To support the electrical results, X-ray diffraction (XRD) and X-ray photoelectron spectroscopy (XPS) measurements were undertaken on the HZAO thin films for different Al contents and annealing temperatures to investigate their crystal structure. Figure 6a,b show the XRD patterns of the HZAO thin films with different Al contents and annealing temperatures, respectively. The diffraction peaks occurring at around 30.5° and 36° are attributed to the orthorhombic phase [16,35,36]; a higher peak implies an enhanced orthorhombic phase and, thus, stronger ferroelectricity [19,37]. The 5%Al content and 700 °C annealed HZAO thin films exhibited the highest diffraction peaks, indicating the strongest ferroelectricity, which is consistent with the P-E measurement results shown in Figure 2a and Figure 4a.

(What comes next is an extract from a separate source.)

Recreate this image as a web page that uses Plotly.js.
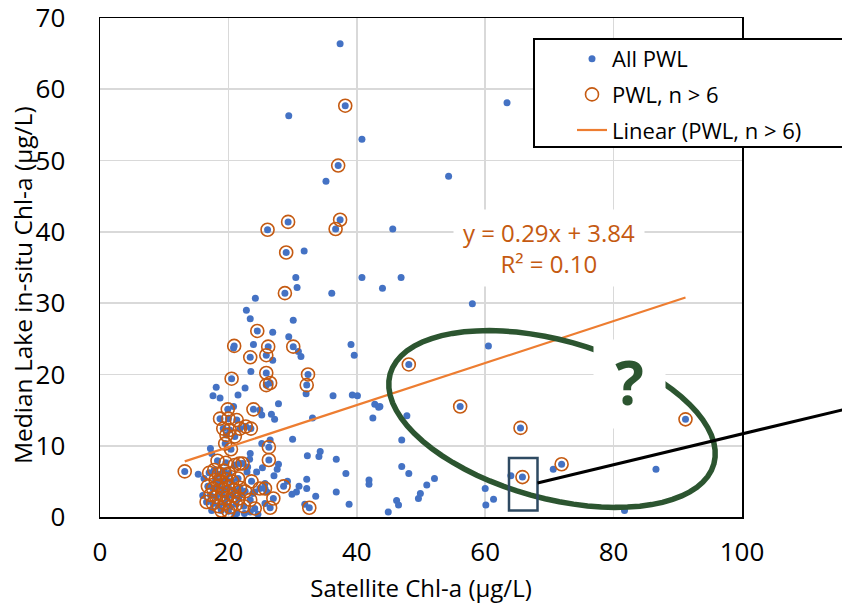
<!DOCTYPE html>
<html><head><meta charset="utf-8">
<script src="https://cdn.plot.ly/plotly-3.0.1.min.js"></script>
<style>html,body{margin:0;padding:0;background:#fff}#chart{width:842px;height:605px}</style>
</head><body><div id="chart"></div>
<script>
// PWL with n > 6 (orange circles)
const pwlX = [38.2,37.1,29.3,26.1,37.4,36.7,29.0,28.8,
  24.5,20.9,26.2,30.1,23.4,25.9,20.5,25.9,26.5,25.9,32.4,32.2,23.9,19.9,18.7,20.0,21.3,19.2,20.2,21.8,22.7,23.5,19.7,21.0,19.5,20.4,26.3,26.3,13.2,21.7,22.2,21.0,28.6,25.7,27.0,26.5,32.6,23.4,23.6,24.9,
  48.1,56.1,65.5,65.8,71.9,91.2,
  17.0,17.8,18.5,19.3,20.1,18.0,18.9,19.7,20.6,21.5,16.8,17.6,18.4,19.2,20.0,20.9,21.8,22.6,17.2,18.1,19.0,19.8,20.7,21.6,16.6,17.6,18.5,19.4,20.3,21.2,22.4,18.9,20.0,19.6,18.3,24.1];
const pwlY = [57.7,49.3,41.4,40.3,41.7,40.4,37.1,31.4,
  26.1,24.0,23.9,23.9,22.4,22.7,19.4,20.2,18.8,18.5,20.0,18.5,15.1,15.1,13.8,13.8,13.6,12.4,12.2,12.4,12.7,12.4,11.5,11.3,10.3,9.5,9.8,8.0,6.4,7.5,7.5,7.3,4.3,4.0,2.6,1.3,1.3,2.4,5.0,4.0,
  21.4,15.5,12.5,5.6,7.4,13.7,
  6.2,6.6,6.0,6.5,6.1,5.2,5.0,5.3,5.0,5.4,4.3,4.0,4.4,3.9,4.2,3.8,4.1,3.6,3.1,2.8,3.2,2.7,3.0,2.6,2.1,1.9,1.5,1.9,1.4,1.8,1.5,0.9,0.8,7.6,7.9,1.2];
// Other PWL (blue dots only)
const otherX = [37.4,63.4,29.4,40.8,54.3,35.2,45.6,31.8,30.5,40.8,46.9,30.7,44.0,36.1,24.2,22.8,58.0,23.4,30.1,26.9,29.4,60.5,23.9,20.8,39.1,39.6,26.9,30.9,31.3,23.5,
  18.1,17.6,18.7,21.5,22.6,32.1,36.3,39.3,40.1,42.8,43.4,42.5,43.6,47.8,27.8,20.8,24.9,25.2,26.7,27.2,33.1,30.0,26.5,25.2,47.0,17.2,17.4,23.4,23.3,34.3,34.1,32.3,36.8,27.8,27.6,25.3,27.1,38.3,32.2,29.2,31.0,30.6,29.9,32.2,41.9,41.9,36.8,33.6,31.9,38.8,25.7,44.9,15.3,47.0,48.1,52.1,50.9,49.9,49.6,46.2,46.5,60.0,61.3,60.1,64.0,70.6,86.6,81.7,
  16.2,22.9,23.8,22.5,24.6,21.0,17.4,23.0,24.4,16.0,23.4,21.3,22.1,24.1,25.7,26.0];
const otherY = [66.4,58.1,56.3,53.0,47.8,47.1,40.4,37.3,33.6,33.6,33.6,32.2,32.1,31.4,30.7,29.0,29.9,27.8,27.6,25.9,25.3,24.0,24.2,23.7,24.2,22.7,22.0,23.2,22.5,20.4,
  18.2,17.0,16.7,17.1,18.1,17.3,17.0,17.1,17.0,15.8,15.4,13.9,15.5,14.2,15.9,15.5,15.0,14.3,14.4,13.7,13.9,10.9,10.8,10.3,10.8,9.6,8.9,8.9,8.1,9.2,8.5,8.6,8.1,7.4,6.7,6.9,5.8,6.1,5.3,5.0,4.3,3.5,3.2,4.0,5.2,4.6,3.5,2.9,1.8,1.8,1.9,0.7,6.0,7.1,6.1,5.4,4.5,3.3,2.6,2.3,1.7,4.0,2.5,1.7,5.8,6.7,6.7,0.9,
  5.4,6.3,3.3,0.5,0.4,0.3,0.9,7.0,6.3,3.0,0.7,0.5,3.3,3.5,4.7,3.5];
// Linear trend (PWL, n > 6) end points as drawn
const trendX = [13.2, 91.2];
const trendY = [7.8, 30.8];
const xTicks = [0,20,40,60,80,100];
const yTicks = [0,10,20,30,40,50,60,70];
const xTitle = 'Satellite Chl-a (µg/L)';
const yTitle = 'Median Lake in-situ Chl-a (µg/L)';

const allX = otherX.concat(pwlX);
const allY = otherY.concat(pwlY);

const FONT = 'Open Sans, Noto Sans, sans-serif';
const L = 100, T = 18, W = 642, H = 499;
const px = v => (v - L) / W;
const py = v => (T + H - v) / H;

function ellipsePath(cx, cy, a, b, phiDeg) {
  const phi = phiDeg * Math.PI / 180;
  let d = '';
  for (let i = 0; i <= 72; i++) {
    const t = i / 72 * 2 * Math.PI;
    const x = cx + a * Math.cos(t) * Math.cos(phi) - b * Math.sin(t) * Math.sin(phi);
    const y = cy + a * Math.cos(t) * Math.sin(phi) + b * Math.sin(t) * Math.cos(phi);
    d += (i === 0 ? 'M' : 'L') + px(x).toFixed(5) + ',' + py(y).toFixed(5);
  }
  return d + 'Z';
}

const traces = [
  {x: allX, y: allY, type: 'scatter', mode: 'markers', name: 'All PWL', legendgroup: 'a',
   marker: {color: '#4472C4', size: 7}},
  {x: pwlX, y: pwlY, type: 'scatter', mode: 'markers', name: 'PWL, n > 6', legendgroup: 'b',
   marker: {color: '#C55A11', size: 13, symbol: 'circle-open', line: {width: 1.6}}},
  {x: trendX, y: trendY, type: 'scatter', mode: 'lines', name: 'Linear (PWL, n > 6)', legendgroup: 'c',
   line: {color: '#ED7D31', width: 2.2}}
];

const layout = {
  width: 842, height: 605,
  margin: {l: L, r: 842 - L - W, t: T, b: 605 - T - H},
  paper_bgcolor: '#fff', plot_bgcolor: '#fff',
  font: {family: FONT, color: '#000'},
  hovermode: false,
  showlegend: true,
  xaxis: {range: [0, 100], tickvals: xTicks, ticktext: xTicks.map(String),
    showgrid: true, gridcolor: '#D9D9D9', gridwidth: 1.8, zeroline: false,
    showline: true, linecolor: '#000', linewidth: 1.5, mirror: true, ticks: '',
    tickfont: {size: 26, family: FONT, color: '#000'}, ticklabelstandoff: 11, ticklabeloverflow: 'allow',
    title: {text: xTitle, font: {size: 24, family: FONT, color: '#000'}, standoff: 12}},
  yaxis: {range: [0, 70], tickvals: yTicks, ticktext: yTicks.map(String),
    showgrid: true, gridcolor: '#D9D9D9', gridwidth: 1.8, zeroline: false,
    showline: true, linecolor: '#000', linewidth: 1.5, mirror: true, ticks: '',
    tickfont: {size: 26, family: FONT, color: '#000'}, ticklabelstandoff: 28, ticklabeloverflow: 'allow'},
  legend: {x: px(572), y: py(38), xanchor: 'left', yanchor: 'top',
    bgcolor: 'rgba(0,0,0,0)', borderwidth: 0, tracegroupgap: 4,
    font: {size: 22, family: FONT, color: '#000'}},
  shapes: [
    {type: 'rect', xref: 'paper', yref: 'paper', x0: px(534), x1: px(852), y0: py(147), y1: py(39),
     fillcolor: '#fff', line: {color: '#000', width: 2}, layer: 'above'},
    {type: 'path', xref: 'paper', yref: 'paper', path: ellipsePath(552, 419, 168, 79, 15.5),
     line: {color: '#2C5530', width: 5.5}, fillcolor: 'rgba(0,0,0,0)', layer: 'above'},
    {type: 'rect', xref: 'paper', yref: 'paper', x0: px(509), x1: px(537.5), y0: py(510.5), y1: py(458),
     line: {color: '#2E4A62', width: 2.5}, fillcolor: 'rgba(0,0,0,0)', layer: 'above'},
    {type: 'line', xref: 'paper', yref: 'paper', x0: px(537.5), y0: py(483), x1: px(850), y1: py(408),
     line: {color: '#000', width: 3}, layer: 'above'}
  ],
  annotations: [
    {xref: 'paper', yref: 'paper', x: px(22), y: py(285), xanchor: 'center', yanchor: 'middle',
     text: yTitle, textangle: -90, showarrow: false,
     font: {size: 24.5, family: FONT, color: '#000'}},
    {xref: 'paper', yref: 'paper', x: px(549), y: py(248), xanchor: 'center', yanchor: 'middle',
     text: 'y = 0.29x + 3.84<br>R² = 0.10', showarrow: false, bgcolor: '#fff',
     width: 188, height: 74, font: {size: 24, family: FONT, color: '#C55A11'}},
    {xref: 'paper', yref: 'paper', x: px(629.5), y: py(384), xanchor: 'center', yanchor: 'middle',
     text: '<b>?</b>', showarrow: false, bgcolor: '#fff', width: 69, height: 86, valign: 'top',
     font: {size: 60, family: FONT, color: '#2C5530'}}
  ]
};

Plotly.newPlot('chart', traces, layout, {displayModeBar: false, staticPlot: true});
</script></body></html>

Figure 6c,d show the Hf 4f, Zr 3d, Al 3p and Q 1s XPS spectra of the Hf_0.475Zr_0.475Al_0.05O_y and Hf_0.45Zr_0.45Al_0.1O_y thin films, respectively. The percentage of the Al element in the two thin films was 2.62% and 5.33%, respectively, based on calculation of the Al 3p/O1s peak-area ratio. Similarly, the Hf 4f/O 1s and Zr 3d/O 1s ratios were calculated to be 48.23% and 46.53%, for the Hf_0.475Zr_0.475Al_0.05O_y sample, and 45.36% and 43.98%, for the Hf_0.45Zr_0.45Al_0.1O_y sample. So, their chemical formulae were Hf_0.4823Zr_0.4653Al_0.0524O_y and Hf_0.4536Zr_0.4398Al_0.1066O_y, respectively, which is consistent with the atom ratios of the ALD-yielded HZAO thin films, confirming the validity of the electrical results.

4. Conclusions

In this investigation, back-gated MoS₂ NCFETs with a single HZAO layer as the gate dielectric were successfully fabricated. The effects of Al content and annealing temperature on the device performances were investigated. It was found that the 700°C-annealed Hf_0.475Zr_0.475Al_0.05O_y (5%Al content) NCFET exhibited the lowest SS (~20 mV/dec), the highest I_on/I_off (9.1~9.8 × 10⁶) and almost hysteresis-free behavior, attributed to its strong ferroelectricity and NC effects. The 650°C-annealed Hf_0.475Zr_0.475Al_0.05O_y NCFET exhibited better comprehensive performances, including low SS (~22 mV/dec), no hysteresis and a high I_on/I_off ratio [(8.8~9.5) × 10⁶], attributed to its second strongest ferroelectricity and the excellent balance between anticlockwise hysteresis from the NC effect and clockwise hysteresis from the HZAO/MoS₂ interface.

XRD, C-V and P-E measurements were used to confirm the ferroelectricity of the Hf_0.5−0.5xZr_0.5−0.5xAl_xO_y thin films with different Al contents and annealed at different temperatures, indicating strong ferroelectricity for the Hf_0.475Zr_0.475Al_0.05O_y samples annealed at 650~700 °C, with higher diffraction peaks of the orthorhombic phase and C-V peaks relevant to the NC effect, and large P_r. Compared to single HZO layer and gate-stacked NCFETs, the single HZAO layer gate-dielectric NCFET has significant potential for small-scale and low-power devices due to its excellent sub-threshold properties and simplified preparation process.